What the task requires
Give back, word for word, only the lines from the opening of the records through the one with "(0,0) rectangle (960,662);". Pictures stay out.

Data supplied
-.-.-

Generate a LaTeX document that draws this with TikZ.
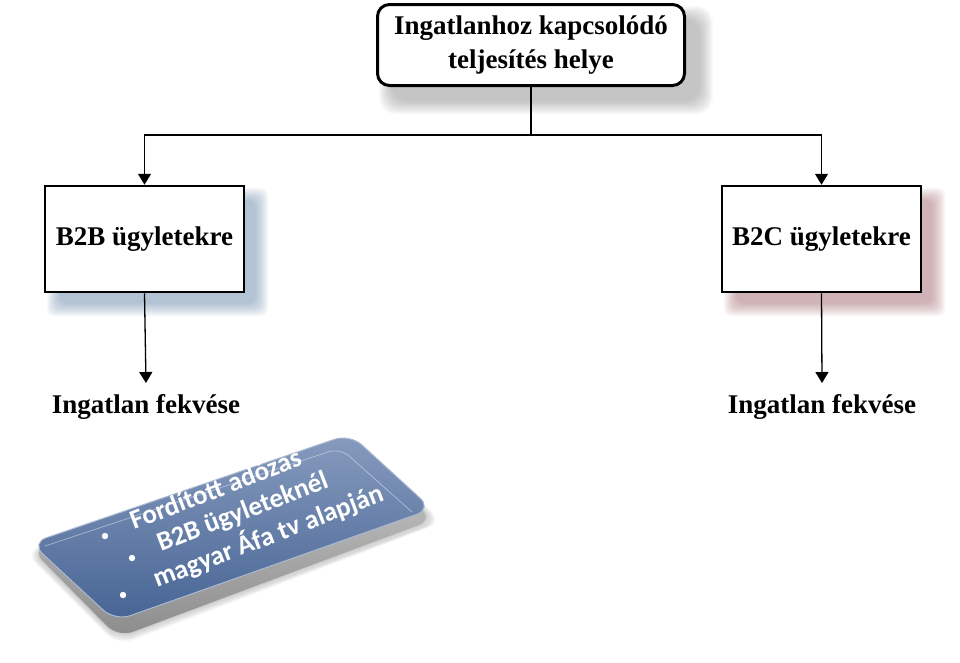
\documentclass[tikz,border=0pt]{standalone}
\usepackage{fontspec}
\setmainfont{Liberation Serif}
\newfontfamily\calib{Carlito}
\usetikzlibrary{arrows.meta,calc,backgrounds}
\definecolor{shgray}{RGB}{120,120,120}
\definecolor{shblue}{RGB}{110,140,170}
\definecolor{shred}{RGB}{165,110,115}
\definecolor{facetop}{RGB}{135,155,190}
\definecolor{facebot}{RGB}{70,100,148}
\definecolor{sidetop}{RGB}{205,205,205}
\definecolor{sidebot}{RGB}{140,140,140}
\begin{document}
\begin{tikzpicture}[x=1pt,y=-1pt,
  boxtext/.style={font=\bfseries\fontsize{27}{34}\selectfont, align=center},
  topbox/.style={boxtext, draw=black, line width=3pt, fill=white, rounded corners=12pt,
     minimum width=307pt, minimum height=81pt, inner sep=0pt},
  sqbox/.style={boxtext, draw=black, line width=2.5pt, fill=white,
     minimum width=199pt, minimum height=106pt, inner sep=0pt},
  conn/.style={line width=1.3pt, draw=black},
  arr/.style={conn, -{Triangle[width=13pt,length=11pt]}},
  leaf/.style={font=\bfseries\fontsize{27}{30}\selectfont, inner sep=0pt},
  tilt/.style={rotate=21, anchor=base west, text=white,
     font=\calib\bfseries\fontsize{27}{27}\selectfont, inner sep=0pt}
]
\useasboundingbox (0,0) rectangle (960,662);

% nodes
\node[topbox] (top) at (531,45) {\rule{0pt}{10pt}Ingatlanhoz kapcsolódó\\teljesítés helye};
\node[sqbox] (b2b) at (144.5,239) {\raisebox{-3pt}{B2B ügyletekre}};
\node[sqbox] (b2c) at (821.5,239) {\raisebox{-3pt}{B2C ügyletekre}};
\node[leaf] (l1) at (146,407) {Ingatlan fekvése};
\node[leaf] (l2) at (822,407) {Ingatlan fekvése};
\coordinate (j) at (531,135);
\coordinate (a1) at (146,383);
\coordinate (a2) at (822,383);

% shadows
\begin{scope}[on background layer]
  \foreach \i in {0,...,13}{
    \fill[shgray, opacity=0.04, rounded corners=16pt]
      ($(top.north west)+(16-\i,16-\i)$) rectangle ($(top.south east)+(14+\i,14+\i)$);
    \fill[shblue, opacity=0.05, rounded corners=8pt]
      ($(b2b.north west)+(16-\i,16-\i)$) rectangle ($(b2b.south east)+(10+\i,10+\i)$);
    \fill[shred, opacity=0.05, rounded corners=8pt]
      ($(b2c.north west)+(16-\i,16-\i)$) rectangle ($(b2c.south east)+(10+\i,10+\i)$);
  }
\end{scope}

% connectors
\draw[conn] (top.south) -- (j);
\draw[arr] (j) -| (b2b.north);
\draw[arr] (j) -| (b2c.north);
\draw[arr] (b2b.south) -- (a1);
\draw[arr] (b2c.south) -- (a2);

% tilted 3D plate
\foreach \i in {0,...,6}{
  \fill[gray, opacity=0.05, rounded corners=16pt]
    (30-\i,552) -- (352,442-\i) -- (437+\i,522) -- (118,640+\i) -- cycle;
}
\shade[top color=sidetop, bottom color=sidebot, rounded corners=16pt, draw=sidetop, line width=1pt]
  (31,550) -- (350,441) -- (434,520) -- (118,638) -- cycle;
\shade[top color=facetop, bottom color=facebot, rounded corners=16pt, draw=facetop!70!white, line width=1pt]
  (31,543) -- (350,434) -- (432,509) -- (115,621) -- cycle;
\draw[white, opacity=0.4, line width=0.8pt, rounded corners=12pt]
  (45,546) -- (340,448) -- (412,512);

\fill[white] (105,536) circle (3.2pt);
\fill[white] (132,558) circle (3.2pt);
\fill[white] (123,595) circle (3.2pt);
\node[tilt] (t1) at (134,530) {Fordított adózás};
\node[tilt] (t2) at (161,552) {B2B ügyleteknél};
\node[tilt] (t3) at (157,588) {magyar Áfa tv alapján};
\end{tikzpicture}
\end{document}
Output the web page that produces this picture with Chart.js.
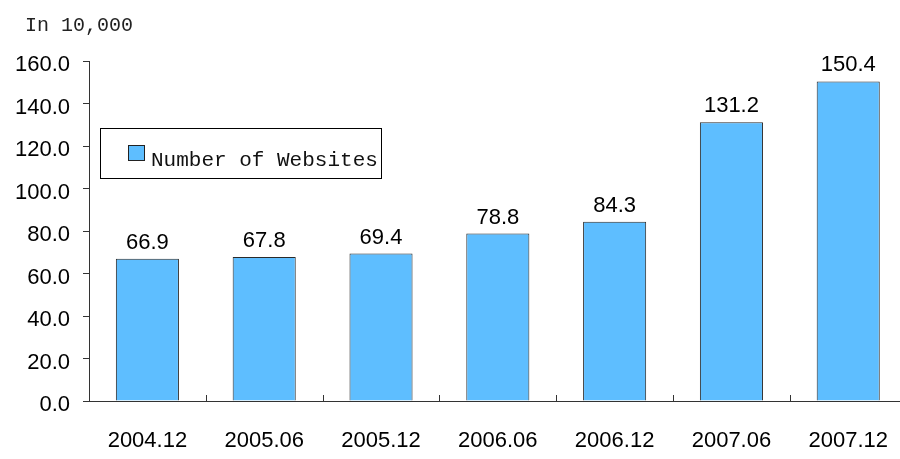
<!DOCTYPE html>
<html>
<head>
<meta charset="utf-8">
<script src="https://cdn.jsdelivr.net/npm/chart.js@4/dist/chart.umd.min.js"></script>
<style>
  html, body { margin: 0; padding: 0; background: #fff; overflow: hidden; }
  #wrap { width: 907px; height: 459px; }
</style>
</head>
<body>
<div id="wrap"><canvas id="grafico" width="907" height="459"></canvas></div>
<script>
(function () {
    'use strict';

    // Datos
    var periodos = ['2004.12', '2005.06', '2005.12', '2006.06', '2006.12', '2007.06', '2007.12'];
    var sitios = [66.9, 67.8, 69.4, 78.8, 84.3, 131.2, 150.4];
    var etiquetaSerie = 'Number of Websites';
    var unidad = 'In 10,000';

    var azul = '#5EBEFF';
    var fuenteNum = '"Liberation Sans", Arial, sans-serif';
    var fuenteMono = '"Liberation Mono", "Courier New", monospace';

    // Textos extra: unidad, leyenda en caja, valores sobre barras, marcas del eje x
    var extras = {
        id: 'extras',
        afterDraw: function (chart) {
            var ctx = chart.ctx;
            var x = chart.scales.x;
            var area = chart.chartArea;
            ctx.save();

            // unidad
            ctx.fillStyle = '#222';
            ctx.font = '20px ' + fuenteMono;
            ctx.textAlign = 'left';
            ctx.textBaseline = 'alphabetic';
            ctx.fillText(unidad, 25, 31);

            // leyenda
            ctx.strokeStyle = '#000';
            ctx.lineWidth = 1;
            ctx.fillStyle = '#fff';
            ctx.fillRect(100.5, 128.5, 281, 50);
            ctx.strokeRect(100.5, 128.5, 281, 50);
            ctx.fillStyle = azul;
            ctx.fillRect(128.5, 145.5, 16, 15);
            ctx.strokeStyle = '#222';
            ctx.strokeRect(128.5, 145.5, 16, 15);
            ctx.fillStyle = '#111';
            ctx.font = '21px ' + fuenteMono;
            ctx.fillText(chart.data.datasets[0].label, 151, 166);

            // valores
            ctx.font = '22px ' + fuenteNum;
            ctx.textAlign = 'center';
            ctx.textBaseline = 'bottom';
            ctx.fillStyle = '#000';
            chart.getDatasetMeta(0).data.forEach(function (bar, i) {
                ctx.fillText(sitios[i].toFixed(1), bar.x, bar.y - 5);
            });

            // marcas entre categorías, hacia dentro
            ctx.strokeStyle = '#333';
            ctx.beginPath();
            for (var i = 0; i < periodos.length; i++) {
                var px = (x.getPixelForValue(i) + x.getPixelForValue(i + 1)) / 2;
                px = Math.round(px) + 0.5;
                ctx.moveTo(px, area.bottom);
                ctx.lineTo(px, area.bottom - 6);
            }
            ctx.stroke();
            ctx.restore();
        }
    };

    new Chart(document.getElementById('grafico').getContext('2d'), {
        type: 'bar',
        data: {
            labels: periodos,
            datasets: [{
                label: etiquetaSerie,
                data: sitios,
                backgroundColor: azul,
                borderColor: '#2a2a2a',
                borderWidth: 1,
                barPercentage: 0.54,
                categoryPercentage: 1
            }]
        },
        options: {
            responsive: false,
            animation: false,
            layout: { padding: { top: 61, left: 0, right: 0, bottom: 0 } },
            plugins: {
                legend: { display: false },
                tooltip: { enabled: false }
            },
            scales: {
                x: {
                    grid: { display: false },
                    border: { color: '#333', width: 1 },
                    ticks: {
                        color: '#000',
                        font: { family: fuenteNum, size: 22 },
                        padding: 19,
                        maxRotation: 0
                    },
                    afterFit: function (s) { s.height = 58; }
                },
                y: {
                    min: 0,
                    max: 160,
                    grid: { drawOnChartArea: false, drawTicks: true, tickLength: 6, color: '#333' },
                    border: { color: '#333', width: 1 },
                    ticks: {
                        stepSize: 20,
                        color: '#000',
                        padding: 13,
                        labelOffset: 4,
                        font: { family: fuenteNum, size: 22 },
                        callback: function (v) { return v.toFixed(1); }
                    },
                    afterFit: function (s) { s.width = 89; }
                }
            }
        },
        plugins: [extras]
    });
})();
</script>
</body>
</html>
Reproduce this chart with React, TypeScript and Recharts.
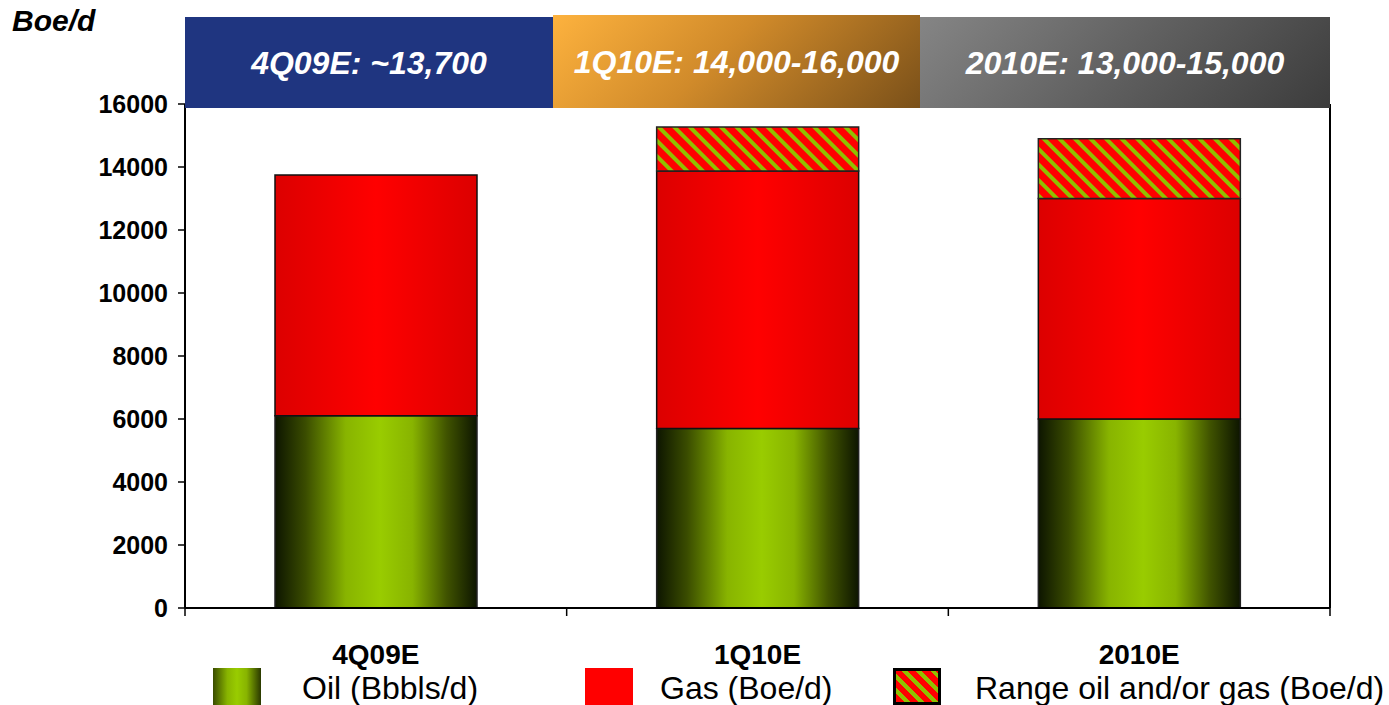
import React from 'react';
import { BarChart, Bar, XAxis, YAxis } from 'recharts';

const categories = ['4Q09E', '1Q10E', '2010E'];
const oilValues = [6100, 5700, 6000];
const gasValues = [7650, 8170, 7000];
const rangeValues = [0, 1400, 1900];
const yTicks = [0, 2000, 4000, 6000, 8000, 10000, 12000, 14000, 16000];
const boundaryTicks = [0, 1, 2, 3];
const headerLabels = ['4Q09E: ~13,700', '1Q10E: 14,000-16,000', '2010E: 13,000-15,000'];
const seriesNames = ['Oil (Bbbls/d)', 'Gas (Boe/d)', 'Range oil and/or gas (Boe/d)'];
const unitLabel = 'Boe/d';

const data = categories.map((name, i) => ({
  name,
  pos: i + 0.5,
  oil: oilValues[i],
  gas: gasValues[i],
  range: rangeValues[i],
}));

const FONT = '"Liberation Sans", Arial, sans-serif';

const headerStyles = [
  { left: 185, width: 368, top: 17, height: 91, background: '#1f3580' },
  { left: 553, width: 367, top: 15, height: 93, background: 'linear-gradient(135deg, #fdb23e 0%, #d08a2a 45%, #7a5019 100%)' },
  { left: 920, width: 410, top: 17, height: 91, background: 'linear-gradient(135deg, #858585 0%, #606060 50%, #3c3c3c 100%)' },
];

const legendPos = [
  { marker: 213, text: 302 },
  { marker: 585, text: 660 },
  { marker: 893, text: 975 },
];

const hatchBg =
  'repeating-linear-gradient(45deg, #ff0000 0px, #ff0000 6px, #8fc000 6px, #8fc000 10px)';

export default function App() {
  return (
    <div style={{ position: 'absolute', left: 0, top: 0, width: 1389, height: 705, background: '#fff', fontFamily: FONT }}>
      <BarChart
        width={1389}
        height={705}
        data={data}
        margin={{ top: 104, right: 49, bottom: 27, left: 0 }}
      >
        <defs>
          <linearGradient id="oilGrad" x1="0" y1="0" x2="1" y2="0">
            <stop offset="0%" stopColor="#0d1500" />
            <stop offset="15%" stopColor="#3a4c00" />
            <stop offset="35%" stopColor="#88b400" />
            <stop offset="52%" stopColor="#99cc00" />
            <stop offset="68%" stopColor="#88b400" />
            <stop offset="85%" stopColor="#405300" />
            <stop offset="100%" stopColor="#0d1500" />
          </linearGradient>
          <linearGradient id="gasGrad" x1="0" y1="0" x2="1" y2="0">
            <stop offset="0%" stopColor="#dc0000" />
            <stop offset="50%" stopColor="#ff0000" />
            <stop offset="100%" stopColor="#dc0000" />
          </linearGradient>
          <pattern id="hatch" width="11" height="11" patternUnits="userSpaceOnUse" patternTransform="rotate(-45)">
            <rect x="0" y="0" width="11" height="11" fill="#ff0000" />
            <rect x="0" y="0" width="4" height="11" fill="#8fc000" />
          </pattern>
        </defs>
        <YAxis
          yAxisId="left"
          width={185}
          domain={[0, 16000]}
          ticks={yTicks}
          interval={0}
          tickSize={7}
          tickMargin={10}
          axisLine={{ stroke: '#000', strokeWidth: 2 }}
          tickLine={{ stroke: '#000', strokeWidth: 1.5 }}
          tick={{ fill: '#000', fontSize: 25, fontWeight: 700, fontFamily: FONT }}
        />
        <YAxis
          yAxisId="right"
          orientation="right"
          width={10}
          domain={[0, 16000]}
          tick={false}
          tickLine={false}
          axisLine={{ stroke: '#000', strokeWidth: 2 }}
        />
        <XAxis
          xAxisId="a_grid"
          dataKey="pos"
          type="number"
          domain={[0, 3]}
          ticks={boundaryTicks}
          interval={0}
          allowDataOverflow
          tickFormatter={() => ''}
          tickSize={8}
          height={10}
          axisLine={{ stroke: '#000', strokeWidth: 2 }}
          tickLine={{ stroke: '#000', strokeWidth: 1.5 }}
        />
        <XAxis
          xAxisId="b_cat"
          dataKey="name"
          axisLine={false}
          tickLine={false}
          tickSize={0}
          tickMargin={26}
          height={60}
          interval={0}
          tick={{ fill: '#000', fontSize: 28, fontWeight: 700, fontFamily: FONT }}
        />
        <Bar dataKey="oil" name={seriesNames[0]} stackId="a" xAxisId="b_cat" yAxisId="left" barSize={202} fill="url(#oilGrad)" stroke="#222" strokeWidth={1.5} isAnimationActive={false} />
        <Bar dataKey="gas" name={seriesNames[1]} stackId="a" xAxisId="b_cat" yAxisId="left" barSize={202} fill="url(#gasGrad)" stroke="#111" strokeWidth={1.5} isAnimationActive={false} />
        <Bar dataKey="range" name={seriesNames[2]} stackId="a" xAxisId="b_cat" yAxisId="left" barSize={202} fill="url(#hatch)" stroke="#222" strokeWidth={1.5} isAnimationActive={false} />
      </BarChart>

      <div style={{ position: 'absolute', left: 12, top: 3, fontSize: 30, fontWeight: 700, fontStyle: 'italic', color: '#000', lineHeight: '36px' }}>
        {unitLabel}
      </div>

      {headerLabels.map((label, i) => (
        <div
          key={label}
          style={{
            position: 'absolute',
            left: headerStyles[i].left,
            top: headerStyles[i].top,
            width: headerStyles[i].width,
            height: headerStyles[i].height,
            background: headerStyles[i].background,
            display: 'flex',
            alignItems: 'center',
            justifyContent: 'center',
            color: '#fff',
            fontSize: 32,
            fontWeight: 700,
            fontStyle: 'italic',
            paddingTop: 2,
            boxSizing: 'border-box',
          }}
        >
          {label}
        </div>
      ))}

      {seriesNames.map((name, i) => (
        <React.Fragment key={name}>
          <div
            style={{
              position: 'absolute',
              left: legendPos[i].marker,
              top: 668,
              width: 48,
              height: 37,
              boxSizing: 'border-box',
              background: i === 0 ? 'linear-gradient(90deg, #3a4c00 0%, #88b400 30%, #99cc00 50%, #88b400 70%, #2a3800 100%)' : i === 1 ? '#ff0000' : hatchBg,
              border: i === 2 ? '3px solid #000' : 'none',
            }}
          />
          <div
            style={{
              position: 'absolute',
              left: legendPos[i].text,
              top: 669,
              fontSize: 32,
              lineHeight: '38px',
              color: '#000',
              whiteSpace: 'nowrap',
            }}
          >
            {name}
          </div>
        </React.Fragment>
      ))}
    </div>
  );
}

-.-.-

Response below
Generate a LaTeX document that draws this with TikZ.
\documentclass[tikz,border=0pt]{standalone}
\usepackage{fontspec}
\setmainfont{Liberation Serif}
\newfontfamily\calib{Carlito}
\usetikzlibrary{arrows.meta,calc,backgrounds}
\definecolor{shgray}{RGB}{120,120,120}
\definecolor{shblue}{RGB}{110,140,170}
\definecolor{shred}{RGB}{165,110,115}
\definecolor{facetop}{RGB}{135,155,190}
\definecolor{facebot}{RGB}{70,100,148}
\definecolor{sidetop}{RGB}{205,205,205}
\definecolor{sidebot}{RGB}{140,140,140}
\begin{document}
\begin{tikzpicture}[x=1pt,y=-1pt,
  boxtext/.style={font=\bfseries\fontsize{27}{34}\selectfont, align=center},
  topbox/.style={boxtext, draw=black, line width=3pt, fill=white, rounded corners=12pt,
     minimum width=307pt, minimum height=81pt, inner sep=0pt},
  sqbox/.style={boxtext, draw=black, line width=2.5pt, fill=white,
     minimum width=199pt, minimum height=106pt, inner sep=0pt},
  conn/.style={line width=1.3pt, draw=black},
  arr/.style={conn, -{Triangle[width=13pt,length=11pt]}},
  leaf/.style={font=\bfseries\fontsize{27}{30}\selectfont, inner sep=0pt},
  tilt/.style={rotate=21, anchor=base west, text=white,
     font=\calib\bfseries\fontsize{27}{27}\selectfont, inner sep=0pt}
]
\useasboundingbox (0,0) rectangle (960,662);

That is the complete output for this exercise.